Burnt Out

Feb. 28th, 2022 08:01 pm
takethisforexample: (Default)
[personal profile] takethisforexample
I am burnt out again, and in most capacities, I am bored.

What really is there to do around here? Coursework, sure. Hang out with Vic, get high, go to the convenience store purely out of boredom... and that's it. You need money to have a good time around here, at least in winter. It's brining me down. I'm definitely not on my peak game at the moment and that feeling of slipping is reminiscent of high school. I feel like I'm becoming useless to myself again, and that's the last way I want to feel.
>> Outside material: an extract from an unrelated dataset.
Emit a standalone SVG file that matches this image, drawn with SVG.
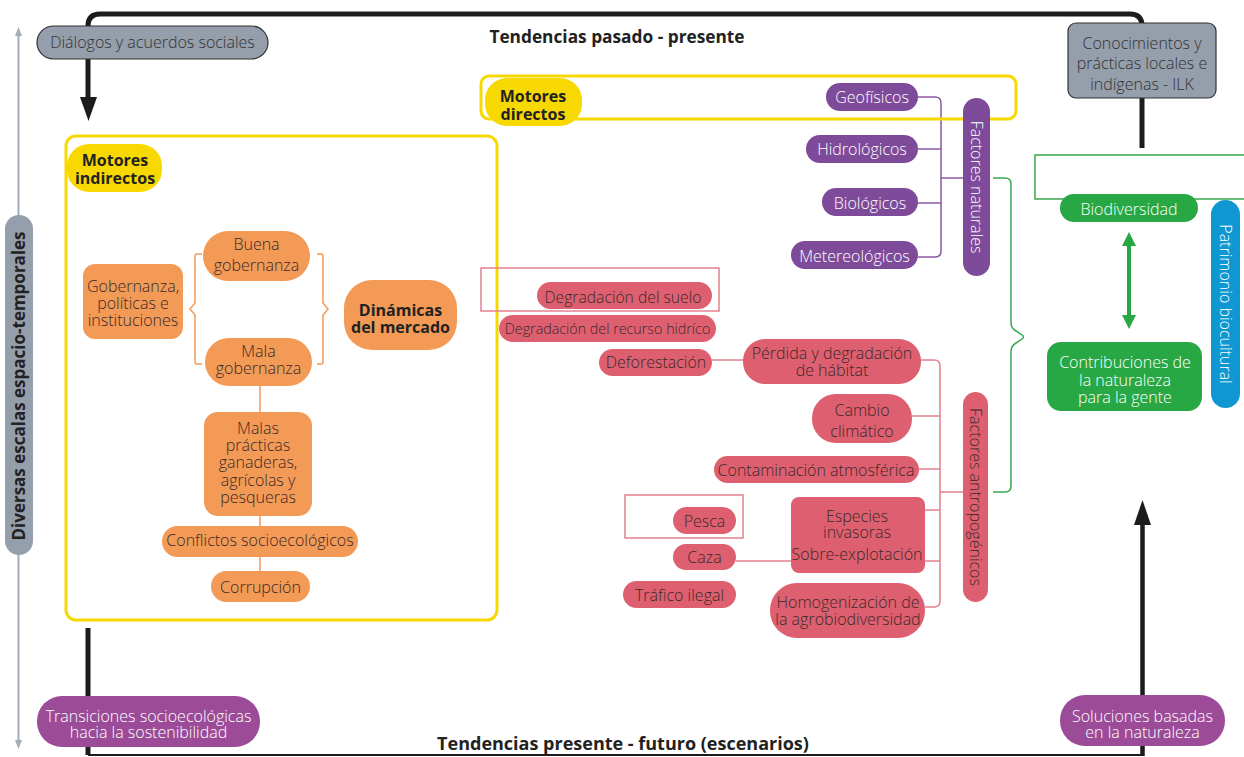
<svg xmlns="http://www.w3.org/2000/svg" width="1244" height="757" viewBox="0 0 1244 757">
<style>
.t{font-family:"Open Sans","Liberation Sans",sans-serif;font-weight:300;font-size:16px;text-anchor:middle}
.b{font-family:"Open Sans","Liberation Sans",sans-serif;font-weight:700;font-size:16px;text-anchor:middle;fill:#222}
.dk{fill:#3a2a2a}
.wh{fill:#ffffff}
.or{fill:#f39a56}
.rd{fill:#de5f6f}
.pu{fill:#7e4b9a}
.pb{fill:#9b4b97}
.gr{fill:#27a844}
.gy{fill:#959eab}
.ye{fill:#f7d800}
.yb{fill:none;stroke:#f7d800;stroke-width:3}
.ro{fill:none;stroke:#e3808d;stroke-width:1.5}
.blk{fill:none;stroke:#1c1c1c;stroke-linecap:butt}
</style>
<g id="connectors">
  <path class="blk" d="M88,100 V26 Q88,14 100,14 H1130 Q1142,14 1142,26 V148" stroke-width="5"/>
  <polygon points="80,97 97,97 88.5,121" fill="#1c1c1c"/>
  <path class="blk" d="M88,628 V755" stroke-width="5"/>
  <path class="blk" d="M88,755 H1142" stroke-width="2"/>
  <path class="blk" d="M1142.5,756 V520" stroke-width="4.5"/>
  <polygon points="1134,525 1151,525 1142.5,500" fill="#1c1c1c"/>
  <line x1="18.5" y1="33" x2="18.5" y2="743" stroke="#a3adb7" stroke-width="2"/>
  <polygon points="15,36 22,36 18.5,27" fill="#a3adb7"/>
  <polygon points="15,740 22,740 18.5,749" fill="#a3adb7"/>
  <g fill="none" stroke="#f39a56" stroke-width="1.5">
    <line x1="260" y1="386" x2="260" y2="571"/>
    <path d="M202,254 H197 Q195,254 195,256 V303 L190,309 L195,315 V362 Q195,364 197,364 H202"/>
    <path d="M317,254 H321 Q323,254 323,256 V303 L328,309 L323,315 V362 Q323,364 321,364 H317"/>
  </g>
  <g fill="none" stroke="#e3808d" stroke-width="1.5">
    <line x1="712" y1="360" x2="743" y2="360"/>
    <line x1="736" y1="561" x2="791" y2="561"/>
    <path d="M921,360 H934 Q940,360 940,366 V601 Q940,607 934,607 H925"/>
    <line x1="912" y1="416" x2="940" y2="416"/>
    <line x1="919" y1="469" x2="940" y2="469"/>
    <line x1="925" y1="510" x2="940" y2="510"/>
    <line x1="925" y1="561" x2="940" y2="561"/>
    <line x1="940" y1="492" x2="963" y2="492"/>
  </g>
  <g fill="none" stroke="#8b5aa5" stroke-width="1.5">
    <path d="M918,97 H935 Q941,97 941,103 V251 Q941,257 935,257 H918"/>
    <line x1="918" y1="149" x2="941" y2="149"/>
    <line x1="918" y1="203" x2="941" y2="203"/>
    <line x1="941" y1="178" x2="963" y2="178"/>
  </g>
  <path d="M993,178 H1005 Q1011,178 1011,184 V323 Q1011,328 1016,331 L1022,335 Q1025,337 1022,339 L1016,343 Q1011,346 1011,351 V486 Q1011,492 1005,492 H993" fill="none" stroke="#3aa64c" stroke-width="1.5"/>
  <rect x="1035" y="155" width="220" height="44" fill="none" stroke="#3aa64c" stroke-width="1.5"/>
  <line x1="1129" y1="244" x2="1129" y2="317" stroke="#27a844" stroke-width="4"/>
  <polygon points="1122,246 1136,246 1129,232" fill="#27a844"/>
  <polygon points="1122,315 1136,315 1129,329" fill="#27a844"/>
</g>
<g id="title-top"><text class="b" x="617" y="43" style="font-size:17.3px">Tendencias pasado - presente</text></g>
<g id="title-bottom"><text class="b" x="623" y="750" style="font-size:18px">Tendencias presente - futuro (escenarios)</text></g>
<g id="axis">
  <rect class="gy" x="5" y="215" width="28" height="340" rx="14"/>
  <text class="b" transform="translate(25,386) rotate(-90)" x="0" y="0" style="font-size:17px">Diversas escalas espacio-temporales</text>
</g>
<g id="dialogos">
  <rect class="gy" x="37" y="26" width="231" height="33" rx="16.5" stroke="#333" stroke-width="1.2"/>
  <text class="t" x="152.5" y="48" fill="#333">Diálogos y acuerdos sociales</text>
</g>
<g id="ilk">
  <rect class="gy" x="1068" y="23" width="148" height="75" rx="8" stroke="#333" stroke-width="1.2"/>
  <text class="t" x="1142" y="49" fill="#333">Conocimientos y</text>
  <text class="t" x="1142" y="69" fill="#333">prácticas locales e</text>
  <text class="t" x="1142" y="90" fill="#333">indígenas - ILK</text>
</g>
<g id="motores-indirectos">
  <rect class="yb" x="66" y="136" width="431" height="484" rx="10"/>
  <rect class="ye" x="67" y="144" width="95" height="48" rx="22"/>
  <text class="b" x="115" y="166">Motores</text>
  <text class="b" x="115" y="184">indirectos</text>
</g>
<g id="motores-directos">
  <rect class="yb" x="481" y="76" width="535" height="43" rx="8"/>
  <rect class="ye" x="485" y="78" width="97" height="48" rx="22"/>
  <text class="b" x="533" y="102">Motores</text>
  <text class="b" x="533" y="120">directos</text>
</g>
<g id="buena-gobernanza">
  <rect class="or" x="203" y="231" width="107" height="50" rx="25"/>
  <text class="t dk" x="256.5" y="250">Buena</text>
  <text class="t dk" x="256.5" y="271">gobernanza</text>
</g>
<g id="mala-gobernanza">
  <rect class="or" x="205" y="338" width="107" height="48" rx="24"/>
  <text class="t dk" x="258.5" y="357">Mala</text>
  <text class="t dk" x="258.5" y="374">gobernanza</text>
</g>
<g id="gobernanza">
  <rect class="or" x="83" y="264" width="100" height="75" rx="12"/>
  <text class="t dk" x="133" y="292">Gobernanza,</text>
  <text class="t dk" x="133" y="309">políticas e</text>
  <text class="t dk" x="133" y="326">instituciones</text>
</g>
<g id="dinamicas">
  <rect class="or" x="344" y="280" width="113" height="70" rx="28"/>
  <text class="b" x="400.5" y="316">Dinámicas</text>
  <text class="b" x="400.5" y="333">del mercado</text>
</g>
<g id="malas-practicas">
  <rect class="or" x="204" y="412" width="108" height="104" rx="14"/>
  <text class="t dk" x="258" y="434">Malas</text>
  <text class="t dk" x="258" y="451">prácticas</text>
  <text class="t dk" x="258" y="468">ganaderas,</text>
  <text class="t dk" x="258" y="486">agrícolas y</text>
  <text class="t dk" x="258" y="503">pesqueras</text>
</g>
<g id="conflictos">
  <rect class="or" x="162" y="526" width="196" height="31" rx="15.5"/>
  <text class="t dk" x="260" y="546">Conflictos socioecológicos</text>
</g>
<g id="corrupcion">
  <rect class="or" x="211" y="571" width="99" height="31" rx="15.5"/>
  <text class="t dk" x="260.5" y="593">Corrupción</text>
</g>
<g id="degradacion-suelo">
  <rect class="ro" x="481" y="268" width="238" height="43"/>
  <rect class="rd" x="537" y="282" width="175" height="27" rx="13.5"/>
  <text class="t dk" x="623" y="303" style="font-size:15.7px">Degradación del suelo</text>
</g>
<g id="degradacion-hidrico">
  <rect class="rd" x="499" y="315" width="217" height="27" rx="13.5"/>
  <text class="t dk" x="607.5" y="334" style="font-size:14.3px">Degradación del recurso hidríco</text>
</g>
<g id="deforestacion">
  <rect class="rd" x="599" y="349" width="113" height="27" rx="13.5"/>
  <text class="t dk" x="656" y="368">Deforestación</text>
</g>
<g id="perdida-habitat">
  <rect class="rd" x="743" y="339" width="178" height="45" rx="22"/>
  <text class="t dk" x="832" y="359">Pérdida y degradación</text>
  <text class="t dk" x="832" y="376">de hábitat</text>
</g>
<g id="cambio-climatico">
  <rect class="rd" x="812" y="394" width="100" height="49" rx="24"/>
  <text class="t dk" x="862" y="416">Cambio</text>
  <text class="t dk" x="862" y="437">climático</text>
</g>
<g id="contaminacion">
  <rect class="rd" x="714" y="456" width="205" height="27" rx="13.5"/>
  <text class="t dk" x="816" y="476">Contaminación atmosférica</text>
</g>
<g id="pesca">
  <rect class="ro" x="625" y="495" width="118" height="43"/>
  <rect class="rd" x="673" y="507" width="63" height="27" rx="13.5"/>
  <text class="t dk" x="704.5" y="527">Pesca</text>
</g>
<g id="caza">
  <rect class="rd" x="673" y="544" width="63" height="26" rx="13"/>
  <text class="t dk" x="704.5" y="563">Caza</text>
</g>
<g id="trafico">
  <rect class="rd" x="623" y="581" width="113" height="27" rx="13.5"/>
  <text class="t dk" x="679.5" y="601">Tráfico ilegal</text>
</g>
<g id="especies">
  <rect class="rd" x="791" y="497" width="134" height="76" rx="8"/>
  <text class="t dk" x="857" y="522">Especies</text>
  <text class="t dk" x="857" y="538">invasoras</text>
  <text class="t dk" x="857" y="560">Sobre-explotación</text>
</g>
<g id="homogenizacion">
  <rect class="rd" x="770" y="583" width="155" height="55" rx="27"/>
  <text class="t dk" x="848" y="608">Homogenización de</text>
  <text class="t dk" x="848" y="625">la agrobiodiversidad</text>
</g>
<g id="factores-antropogenicos">
  <rect class="rd" x="963" y="392" width="25" height="210" rx="12.5"/>
  <text class="t dk" transform="translate(970,497) rotate(90)" x="0" y="0">Factores antropogénicos</text>
</g>
<g id="geofisicos">
  <rect class="pu" x="826" y="83" width="92" height="28" rx="14"/>
  <text class="t wh" x="872" y="103">Geofísicos</text>
</g>
<g id="hidrologicos">
  <rect class="pu" x="806" y="135" width="112" height="28" rx="14"/>
  <text class="t wh" x="862" y="155">Hidrológicos</text>
</g>
<g id="biologicos">
  <rect class="pu" x="822" y="188" width="96" height="28" rx="14"/>
  <text class="t wh" x="870" y="209">Biológicos</text>
</g>
<g id="metereologicos">
  <rect class="pu" x="791" y="241" width="127" height="28" rx="14"/>
  <text class="t wh" x="854.5" y="262">Metereológicos</text>
</g>
<g id="factores-naturales">
  <rect class="pu" x="963" y="98" width="27" height="178" rx="13.5"/>
  <text class="t wh" transform="translate(971,187) rotate(90)" x="0" y="0">Factores naturales</text>
</g>
<g id="biodiversidad">
  <rect class="gr" x="1060" y="194" width="138" height="28" rx="14"/>
  <text class="t wh" x="1129" y="215">Biodiversidad</text>
</g>
<g id="contribuciones">
  <rect class="gr" x="1047" y="342" width="155" height="69" rx="14"/>
  <text class="t wh" x="1125" y="368">Contribuciones de</text>
  <text class="t wh" x="1125" y="386">la naturaleza</text>
  <text class="t wh" x="1125" y="403">para la gente</text>
</g>
<g id="patrimonio">
  <rect x="1211" y="200" width="29" height="208" rx="14.5" fill="#0f97d2"/>
  <text class="t wh" transform="translate(1220,304) rotate(90)" x="0" y="0">Patrimonio biocultural</text>
</g>
<g id="transiciones">
  <rect class="pb" x="37" y="696" width="223" height="51" rx="25"/>
  <text class="t wh" x="148.5" y="722">Transiciones socioecológicas</text>
  <text class="t wh" x="148.5" y="738">hacia la sostenibilidad</text>
</g>
<g id="soluciones">
  <rect class="pb" x="1060" y="695" width="165" height="51" rx="25"/>
  <text class="t wh" x="1142.5" y="722">Soluciones basadas</text>
  <text class="t wh" x="1142.5" y="738">en la naturaleza</text>
</g>
</svg>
I don't get it. Recently I've felt that I've had everything I've ever wanted in my life, shouldn't it feel spectacular? In many ways it does, but not overall. I think I am just sad or something. I'm wondering if it might have something to do with my poor eating habits recently, although as far as I can tell that is a side effect of being bummed out. This past week I've only made food for myself once a day out of obligation, and that has to catch up with me at some point. It could also just be that my workload keeps me on my toes, in which case, I need to relax. Nothing can be perfect all the time, right? But I am terrified of failure. Oh well, that's life I guess. Knowing myself, whatever it is will work itself out in time. The next entry I'll probably be just fine and dandy again.